• GIVEN REQUEST
Exact reproduction is required for the lines bounded by the one containing "Emit a web page" and the one containing "const pLeft = 75, pRight", both bounds included. Print them without any pictures.
====================
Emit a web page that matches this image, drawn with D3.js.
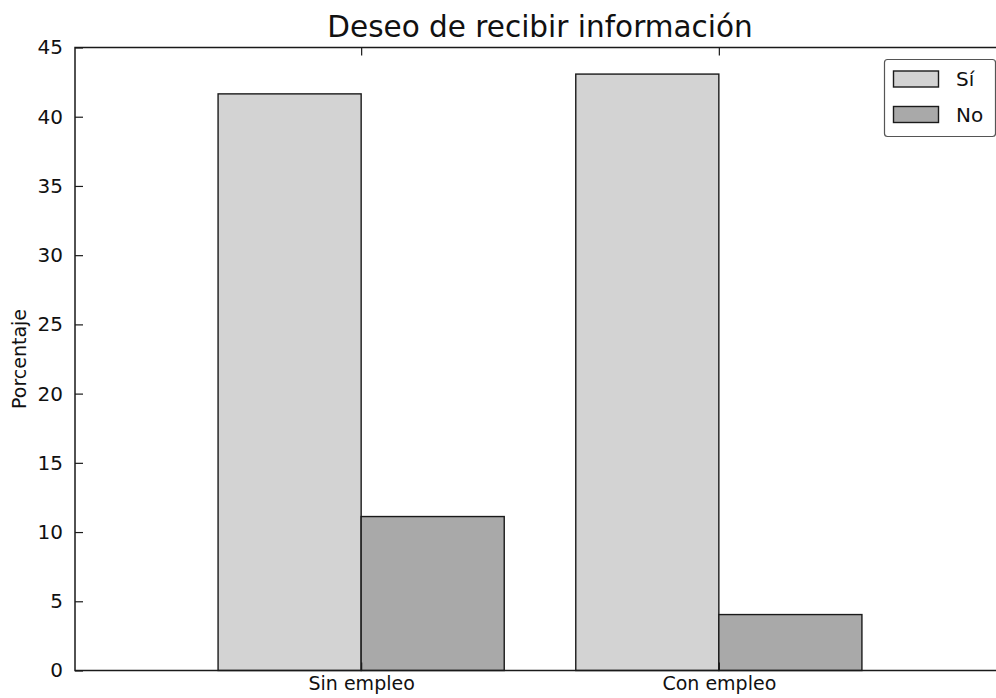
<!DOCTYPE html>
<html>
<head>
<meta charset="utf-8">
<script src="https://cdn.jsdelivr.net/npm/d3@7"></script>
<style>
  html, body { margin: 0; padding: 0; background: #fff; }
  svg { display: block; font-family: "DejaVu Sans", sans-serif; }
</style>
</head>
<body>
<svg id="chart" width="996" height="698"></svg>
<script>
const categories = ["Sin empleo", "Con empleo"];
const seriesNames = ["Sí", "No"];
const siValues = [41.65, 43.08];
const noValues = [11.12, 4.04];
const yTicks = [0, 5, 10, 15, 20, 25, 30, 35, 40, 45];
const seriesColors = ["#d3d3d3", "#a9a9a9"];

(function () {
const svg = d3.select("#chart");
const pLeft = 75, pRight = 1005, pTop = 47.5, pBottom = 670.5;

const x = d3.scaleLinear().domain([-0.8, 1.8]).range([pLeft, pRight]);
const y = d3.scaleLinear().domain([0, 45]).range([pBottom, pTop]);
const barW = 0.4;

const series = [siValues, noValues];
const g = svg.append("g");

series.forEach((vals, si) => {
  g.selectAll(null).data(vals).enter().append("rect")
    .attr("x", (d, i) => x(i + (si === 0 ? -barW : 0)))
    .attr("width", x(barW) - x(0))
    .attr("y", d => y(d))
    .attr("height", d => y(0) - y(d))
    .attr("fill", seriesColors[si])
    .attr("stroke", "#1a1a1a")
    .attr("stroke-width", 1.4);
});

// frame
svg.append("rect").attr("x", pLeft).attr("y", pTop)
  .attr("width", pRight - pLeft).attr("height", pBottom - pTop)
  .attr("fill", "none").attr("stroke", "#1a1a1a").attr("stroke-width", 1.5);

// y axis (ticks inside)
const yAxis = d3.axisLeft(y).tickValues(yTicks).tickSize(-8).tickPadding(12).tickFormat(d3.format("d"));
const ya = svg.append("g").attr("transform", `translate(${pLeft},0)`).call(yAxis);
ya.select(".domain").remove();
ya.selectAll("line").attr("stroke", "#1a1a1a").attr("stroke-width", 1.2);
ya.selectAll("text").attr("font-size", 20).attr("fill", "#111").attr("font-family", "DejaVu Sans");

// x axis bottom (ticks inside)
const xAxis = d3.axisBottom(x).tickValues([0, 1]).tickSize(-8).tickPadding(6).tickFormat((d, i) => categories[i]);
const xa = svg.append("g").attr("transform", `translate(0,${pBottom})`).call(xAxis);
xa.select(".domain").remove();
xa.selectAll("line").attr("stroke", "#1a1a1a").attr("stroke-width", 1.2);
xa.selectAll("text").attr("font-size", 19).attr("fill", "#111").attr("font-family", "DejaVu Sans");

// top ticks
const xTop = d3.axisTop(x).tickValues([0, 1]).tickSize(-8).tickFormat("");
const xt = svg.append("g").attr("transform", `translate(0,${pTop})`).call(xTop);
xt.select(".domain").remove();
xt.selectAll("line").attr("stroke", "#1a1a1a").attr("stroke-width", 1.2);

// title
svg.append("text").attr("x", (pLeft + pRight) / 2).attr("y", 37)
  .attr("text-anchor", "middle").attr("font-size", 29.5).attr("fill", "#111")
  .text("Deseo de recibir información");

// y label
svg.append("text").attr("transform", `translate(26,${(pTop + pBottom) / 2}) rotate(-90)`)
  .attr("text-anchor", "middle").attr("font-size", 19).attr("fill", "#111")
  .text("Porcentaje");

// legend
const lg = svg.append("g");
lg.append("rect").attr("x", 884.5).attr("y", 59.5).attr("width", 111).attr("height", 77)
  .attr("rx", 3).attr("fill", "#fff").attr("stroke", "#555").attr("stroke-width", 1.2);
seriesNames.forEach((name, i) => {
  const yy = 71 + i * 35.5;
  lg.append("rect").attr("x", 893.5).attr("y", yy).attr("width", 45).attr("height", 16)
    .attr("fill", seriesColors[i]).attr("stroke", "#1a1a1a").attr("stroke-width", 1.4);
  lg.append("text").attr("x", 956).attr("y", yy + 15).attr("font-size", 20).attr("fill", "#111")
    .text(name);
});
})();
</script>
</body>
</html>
====================
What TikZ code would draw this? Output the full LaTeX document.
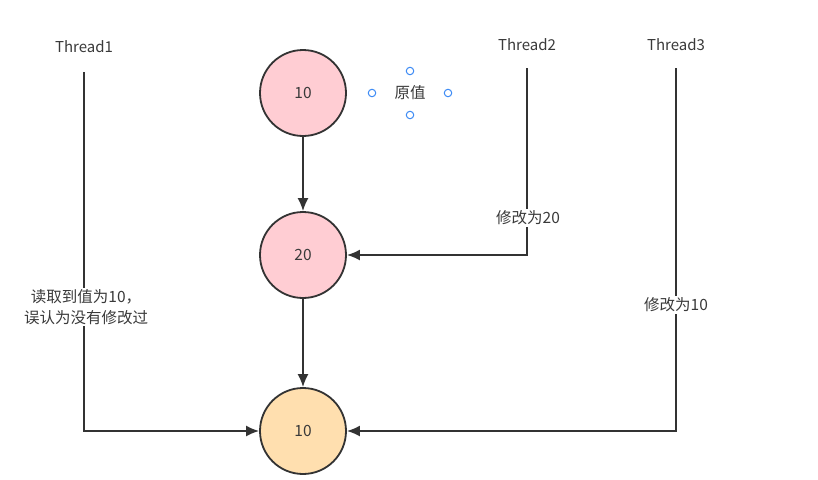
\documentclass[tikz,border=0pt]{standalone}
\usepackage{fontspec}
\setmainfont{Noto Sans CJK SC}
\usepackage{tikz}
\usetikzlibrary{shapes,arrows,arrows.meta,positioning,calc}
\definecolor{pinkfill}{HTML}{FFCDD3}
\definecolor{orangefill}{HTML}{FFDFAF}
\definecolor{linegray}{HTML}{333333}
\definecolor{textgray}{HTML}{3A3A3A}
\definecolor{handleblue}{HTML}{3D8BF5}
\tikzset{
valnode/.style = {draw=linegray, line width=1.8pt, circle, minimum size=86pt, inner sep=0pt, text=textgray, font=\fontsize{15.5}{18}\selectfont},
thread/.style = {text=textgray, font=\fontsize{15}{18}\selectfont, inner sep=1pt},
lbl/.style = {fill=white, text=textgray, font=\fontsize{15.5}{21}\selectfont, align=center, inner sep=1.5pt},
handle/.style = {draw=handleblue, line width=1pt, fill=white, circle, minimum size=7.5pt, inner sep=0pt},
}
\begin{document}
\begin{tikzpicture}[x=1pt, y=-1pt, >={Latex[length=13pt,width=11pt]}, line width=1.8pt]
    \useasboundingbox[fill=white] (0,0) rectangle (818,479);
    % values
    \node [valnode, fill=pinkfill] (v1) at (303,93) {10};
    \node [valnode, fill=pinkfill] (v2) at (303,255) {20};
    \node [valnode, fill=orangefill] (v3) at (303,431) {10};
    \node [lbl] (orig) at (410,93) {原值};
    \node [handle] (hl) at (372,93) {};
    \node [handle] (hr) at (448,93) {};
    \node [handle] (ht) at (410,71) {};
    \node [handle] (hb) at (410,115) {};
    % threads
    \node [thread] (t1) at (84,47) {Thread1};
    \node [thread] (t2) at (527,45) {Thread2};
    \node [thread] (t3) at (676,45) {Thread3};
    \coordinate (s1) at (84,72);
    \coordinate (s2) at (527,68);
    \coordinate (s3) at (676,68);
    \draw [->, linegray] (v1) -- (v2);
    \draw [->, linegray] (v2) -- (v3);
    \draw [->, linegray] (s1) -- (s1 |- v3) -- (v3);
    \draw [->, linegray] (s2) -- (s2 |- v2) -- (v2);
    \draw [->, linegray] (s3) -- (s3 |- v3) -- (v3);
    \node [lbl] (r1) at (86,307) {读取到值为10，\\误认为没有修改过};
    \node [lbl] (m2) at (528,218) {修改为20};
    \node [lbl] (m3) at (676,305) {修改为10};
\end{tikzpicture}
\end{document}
====================
• ANSWER
Emit a web page that matches this image, drawn with D3.js.
<!DOCTYPE html>
<html>
<head>
<meta charset="utf-8">
<script src="https://cdn.jsdelivr.net/npm/d3@7"></script>
<style>
  html, body { margin: 0; padding: 0; background: #fff; }
  svg { display: block; font-family: "DejaVu Sans", sans-serif; }
</style>
</head>
<body>
<svg id="chart" width="996" height="698"></svg>
<script>
const categories = ["Sin empleo", "Con empleo"];
const seriesNames = ["Sí", "No"];
const siValues = [41.65, 43.08];
const noValues = [11.12, 4.04];
const yTicks = [0, 5, 10, 15, 20, 25, 30, 35, 40, 45];
const seriesColors = ["#d3d3d3", "#a9a9a9"];

(function () {
const svg = d3.select("#chart");
const pLeft = 75, pRight = 1005, pTop = 47.5, pBottom = 670.5;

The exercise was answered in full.